# Problem to work on:
Exactly reproduce the lines that run from the one containing "Write a Python" through the one containing "plt.rcParams['font.family'] = ['Liberation", ends included, with no pictures.
╭──
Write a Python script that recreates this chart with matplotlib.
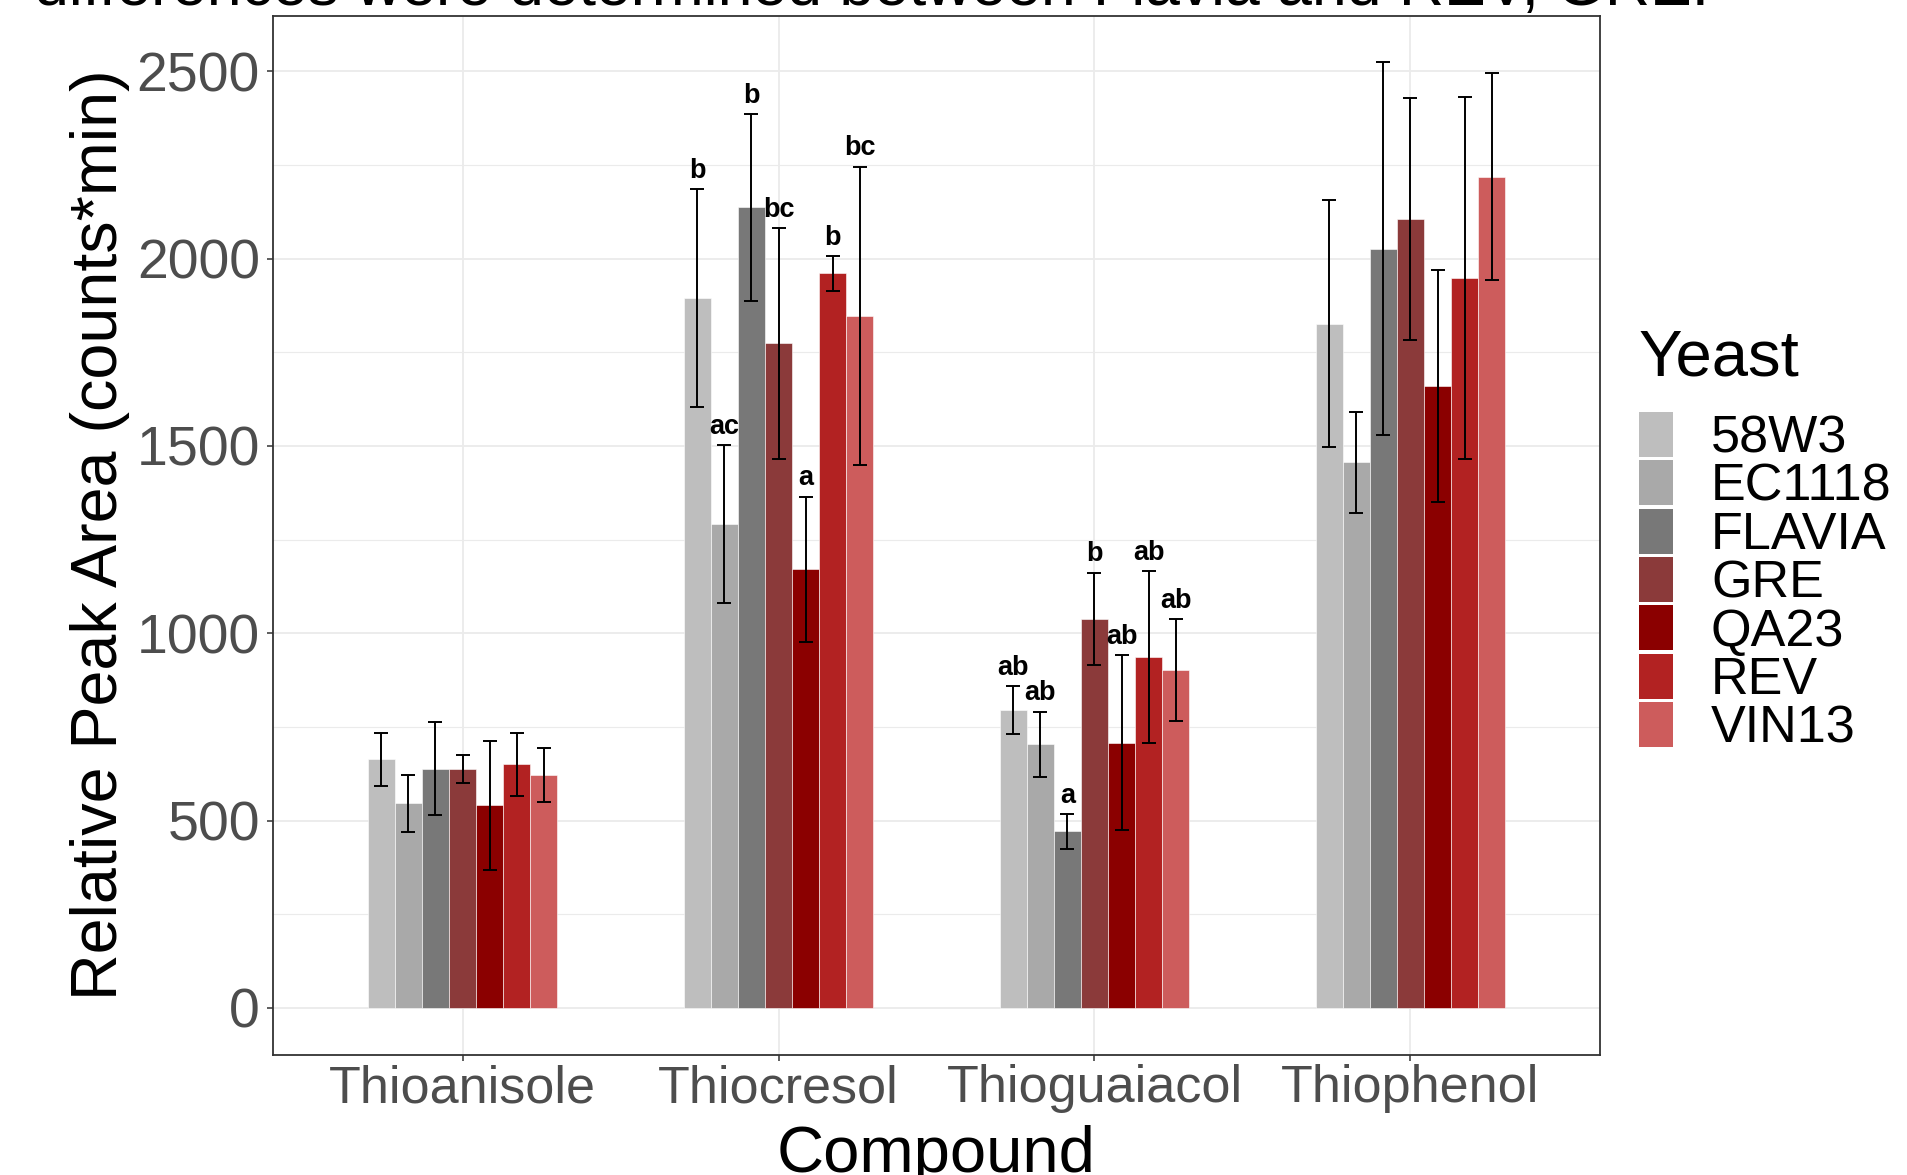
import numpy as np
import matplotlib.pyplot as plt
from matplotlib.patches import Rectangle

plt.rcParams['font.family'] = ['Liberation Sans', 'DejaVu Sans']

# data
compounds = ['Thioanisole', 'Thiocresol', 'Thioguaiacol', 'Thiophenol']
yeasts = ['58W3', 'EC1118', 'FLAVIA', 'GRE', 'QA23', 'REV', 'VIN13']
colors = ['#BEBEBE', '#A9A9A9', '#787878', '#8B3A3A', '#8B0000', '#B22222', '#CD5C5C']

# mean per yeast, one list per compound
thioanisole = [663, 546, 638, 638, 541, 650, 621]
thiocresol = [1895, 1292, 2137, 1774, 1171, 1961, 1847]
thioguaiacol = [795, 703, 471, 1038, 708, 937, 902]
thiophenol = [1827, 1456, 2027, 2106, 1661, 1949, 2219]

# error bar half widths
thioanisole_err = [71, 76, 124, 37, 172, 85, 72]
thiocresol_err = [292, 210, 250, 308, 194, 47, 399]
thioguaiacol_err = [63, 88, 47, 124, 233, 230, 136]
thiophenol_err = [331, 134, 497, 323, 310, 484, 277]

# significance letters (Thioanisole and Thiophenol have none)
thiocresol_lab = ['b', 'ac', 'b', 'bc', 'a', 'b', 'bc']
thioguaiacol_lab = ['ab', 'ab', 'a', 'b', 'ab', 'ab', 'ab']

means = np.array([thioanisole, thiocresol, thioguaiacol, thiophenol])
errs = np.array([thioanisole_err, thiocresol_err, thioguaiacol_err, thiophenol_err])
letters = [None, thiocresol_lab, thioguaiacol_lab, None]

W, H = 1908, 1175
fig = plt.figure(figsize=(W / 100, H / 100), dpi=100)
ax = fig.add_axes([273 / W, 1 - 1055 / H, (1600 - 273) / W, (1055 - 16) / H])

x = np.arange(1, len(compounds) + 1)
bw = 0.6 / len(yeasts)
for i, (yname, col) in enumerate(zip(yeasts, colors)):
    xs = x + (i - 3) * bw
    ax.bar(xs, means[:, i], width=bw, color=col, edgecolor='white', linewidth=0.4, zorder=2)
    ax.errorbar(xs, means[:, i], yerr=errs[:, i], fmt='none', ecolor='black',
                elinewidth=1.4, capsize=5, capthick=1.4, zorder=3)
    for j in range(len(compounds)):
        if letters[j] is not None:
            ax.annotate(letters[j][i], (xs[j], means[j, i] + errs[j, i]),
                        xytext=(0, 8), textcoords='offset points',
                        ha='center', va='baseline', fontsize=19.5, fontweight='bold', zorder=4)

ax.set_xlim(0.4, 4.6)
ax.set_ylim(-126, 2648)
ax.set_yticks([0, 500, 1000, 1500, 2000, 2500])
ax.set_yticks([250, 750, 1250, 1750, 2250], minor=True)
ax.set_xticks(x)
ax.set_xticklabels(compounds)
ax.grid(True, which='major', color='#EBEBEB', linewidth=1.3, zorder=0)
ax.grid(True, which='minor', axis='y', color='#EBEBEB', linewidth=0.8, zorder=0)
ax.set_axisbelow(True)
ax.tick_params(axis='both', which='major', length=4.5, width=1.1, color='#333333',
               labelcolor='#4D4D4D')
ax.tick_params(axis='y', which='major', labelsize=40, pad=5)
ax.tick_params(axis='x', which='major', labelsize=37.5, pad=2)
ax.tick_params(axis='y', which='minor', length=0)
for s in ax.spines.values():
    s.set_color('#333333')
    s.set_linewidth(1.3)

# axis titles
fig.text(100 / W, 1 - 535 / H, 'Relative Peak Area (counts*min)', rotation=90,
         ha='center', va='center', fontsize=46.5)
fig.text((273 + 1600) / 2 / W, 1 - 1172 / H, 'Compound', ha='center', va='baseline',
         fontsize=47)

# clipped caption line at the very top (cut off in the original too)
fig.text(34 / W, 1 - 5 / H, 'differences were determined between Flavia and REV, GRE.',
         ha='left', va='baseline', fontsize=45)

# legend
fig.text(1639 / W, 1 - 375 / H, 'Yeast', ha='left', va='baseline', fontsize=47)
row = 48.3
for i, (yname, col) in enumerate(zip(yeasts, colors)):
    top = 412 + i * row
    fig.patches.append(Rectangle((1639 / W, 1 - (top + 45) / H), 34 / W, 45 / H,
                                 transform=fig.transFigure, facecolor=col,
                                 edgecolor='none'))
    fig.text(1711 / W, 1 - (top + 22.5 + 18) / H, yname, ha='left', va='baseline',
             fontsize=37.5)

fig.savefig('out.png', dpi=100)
╰──
╭──
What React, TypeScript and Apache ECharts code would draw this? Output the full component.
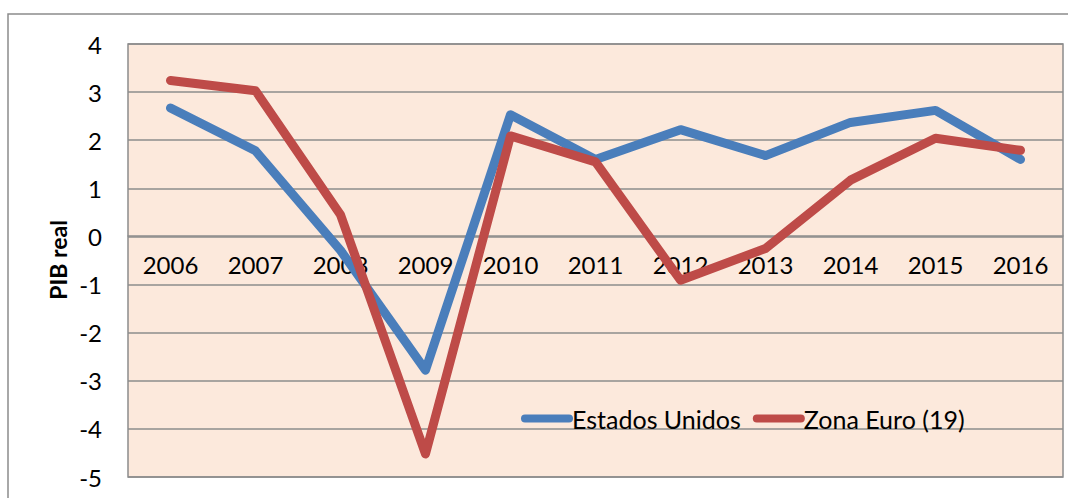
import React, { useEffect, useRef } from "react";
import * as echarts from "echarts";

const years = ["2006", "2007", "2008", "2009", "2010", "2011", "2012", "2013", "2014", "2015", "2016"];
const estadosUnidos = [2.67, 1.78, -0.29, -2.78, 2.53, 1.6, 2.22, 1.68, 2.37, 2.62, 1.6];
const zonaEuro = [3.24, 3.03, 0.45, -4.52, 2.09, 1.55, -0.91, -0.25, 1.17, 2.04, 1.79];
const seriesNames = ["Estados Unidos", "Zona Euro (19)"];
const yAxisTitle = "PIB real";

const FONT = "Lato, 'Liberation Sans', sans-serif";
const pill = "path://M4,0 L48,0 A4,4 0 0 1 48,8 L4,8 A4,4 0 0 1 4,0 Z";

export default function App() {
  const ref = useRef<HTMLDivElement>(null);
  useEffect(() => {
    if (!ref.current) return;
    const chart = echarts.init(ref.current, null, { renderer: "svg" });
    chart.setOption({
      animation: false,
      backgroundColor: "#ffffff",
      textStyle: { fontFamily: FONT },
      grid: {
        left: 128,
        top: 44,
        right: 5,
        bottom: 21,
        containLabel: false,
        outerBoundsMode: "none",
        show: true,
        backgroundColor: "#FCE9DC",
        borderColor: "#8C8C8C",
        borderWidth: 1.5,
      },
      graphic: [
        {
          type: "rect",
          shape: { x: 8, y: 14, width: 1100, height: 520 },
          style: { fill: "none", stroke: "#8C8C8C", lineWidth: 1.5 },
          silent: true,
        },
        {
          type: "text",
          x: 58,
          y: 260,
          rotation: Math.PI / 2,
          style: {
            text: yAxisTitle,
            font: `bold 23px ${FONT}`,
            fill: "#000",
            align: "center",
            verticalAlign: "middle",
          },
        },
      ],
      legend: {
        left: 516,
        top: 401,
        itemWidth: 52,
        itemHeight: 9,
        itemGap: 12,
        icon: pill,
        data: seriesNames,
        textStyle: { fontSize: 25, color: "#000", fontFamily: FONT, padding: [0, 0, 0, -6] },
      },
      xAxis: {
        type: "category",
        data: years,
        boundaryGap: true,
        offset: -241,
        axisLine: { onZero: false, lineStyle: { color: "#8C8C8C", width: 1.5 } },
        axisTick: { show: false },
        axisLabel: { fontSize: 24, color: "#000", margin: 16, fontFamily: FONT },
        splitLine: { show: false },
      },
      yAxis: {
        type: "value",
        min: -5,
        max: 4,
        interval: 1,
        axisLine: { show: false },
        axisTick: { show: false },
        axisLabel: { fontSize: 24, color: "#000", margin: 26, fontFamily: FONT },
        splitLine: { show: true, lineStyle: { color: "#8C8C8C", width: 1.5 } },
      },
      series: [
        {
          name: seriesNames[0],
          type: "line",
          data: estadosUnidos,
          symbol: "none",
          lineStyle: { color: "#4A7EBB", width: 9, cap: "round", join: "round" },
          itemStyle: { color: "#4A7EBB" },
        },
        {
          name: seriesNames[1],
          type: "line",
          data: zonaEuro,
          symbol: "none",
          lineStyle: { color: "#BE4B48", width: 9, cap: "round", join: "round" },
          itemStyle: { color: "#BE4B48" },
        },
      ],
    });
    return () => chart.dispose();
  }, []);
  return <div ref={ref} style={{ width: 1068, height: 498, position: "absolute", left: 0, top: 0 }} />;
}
╰──
# Full response:
Write a Python script that recreates this chart with matplotlib.
import numpy as np
import matplotlib.pyplot as plt
from matplotlib.patches import Rectangle

plt.rcParams['font.family'] = ['Liberation Sans', 'DejaVu Sans']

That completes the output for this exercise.